322
MART-NİSAN 2005
 
MİMARLIK'tan

UIA 2005 İSTANBUL’A DOĞRU

MİMARLIK DÜNYASINDAN

DOSYA

  • SANATHAYAT
    Ali Artun

    İletişim Yayınları SANATHAYAT Dizisi Editörü

YAYINLAR

  • Yazılı Camiler
    Gürhan Tümer

    Prof.Dr., DEÜ Mimarlık Bölümü, Yayın Komitesi Üyesi



KÜNYE
YANSIMALAR

Proje Yarışmaları ile İlgili Bazı Düşünceler

Doğan Tuna

Prof.Dr.-Ing, Dokuz Eylül Üniversitesi, Mimarlık Bölümü Emekli Öğretim Üyesi

MİMARLIK’ın 320. sayısındaki (Kasım-Aralık’04) “Yarışmalar” dosyasının yansımaları sürüyor. Yazar, konunun aslında bir “amaç ürün” elde etmek olmadığını; yarışmaların, gerçekleşmesi istenen yapılar için bir “aracı” olduğunu; sonuçta amacın “güzel sanatlara katkıda bulunacak, işlevi, sağlamlığı ve estetiği ile günümüz mimarlığına örnek gösterilebilecek yapılar” elde etmek olduğunu ve bunun vurgulanması gerektiğini söylüyor. Yazar kendisinin de uzunca bir dönem yarışma süreçlerinde yer aldığı ve amaca yönelik bir araç olarak yoğun ve etkin biçimde kullanıldığı Almanya’daki işleyiş ve uygulamaları aktarıyor.
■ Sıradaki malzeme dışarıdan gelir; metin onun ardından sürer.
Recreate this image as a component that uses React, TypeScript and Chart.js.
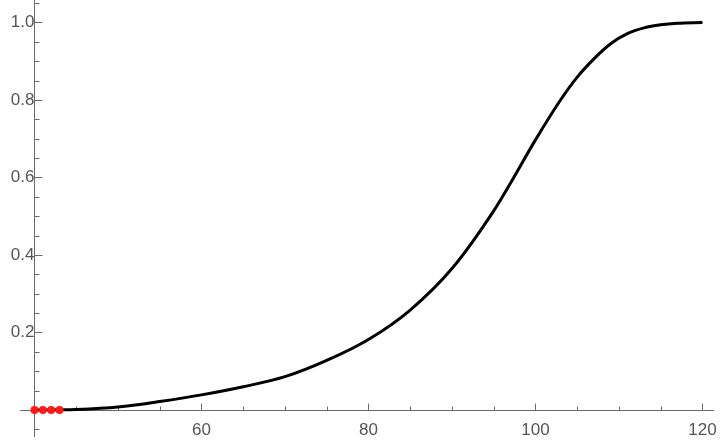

1954 yılında İTÜ Mimarlık Fakültesi’nden mezun olduktan sonra ihtisas yapmak üzere gittiğim Almanya’da 1966 yılına kadar çalıştım ve birçok mimari proje yarışmasına katıldım, dereceler aldım ve uygulamalarda bulundum. Aradan geçen yıllara rağmen, orada, o günlerden bugüne kadar bu konuda büyük değişimler yaşanmadı. Bu nedenle mimari proje yarışmaları konusunda sizlere bazı bilgileri aktarmak istiyorum.

Kamu kuruluşları Almanya genelinde en çok mimari proje yarışması açan kuruluşlardır. Yerel yönetimler, kendi sorumluluk alanları içindeki tüm kamu yatırımlarını yaptıkları için mimarlar bakımından en önemli işverendir. Ayrıca herhangi bir kamu kuruluşu, yapılması düşünülen yapının maliyeti ve proje bedelleri için Sayıştay onayını almadan bir mimari proje yarışmasını da açamaz. Yarışmayı açan kuruluş, yarışmanın “fikir” veya “uygulama amaçlı yarışma” olduğunu açıkça belirtir.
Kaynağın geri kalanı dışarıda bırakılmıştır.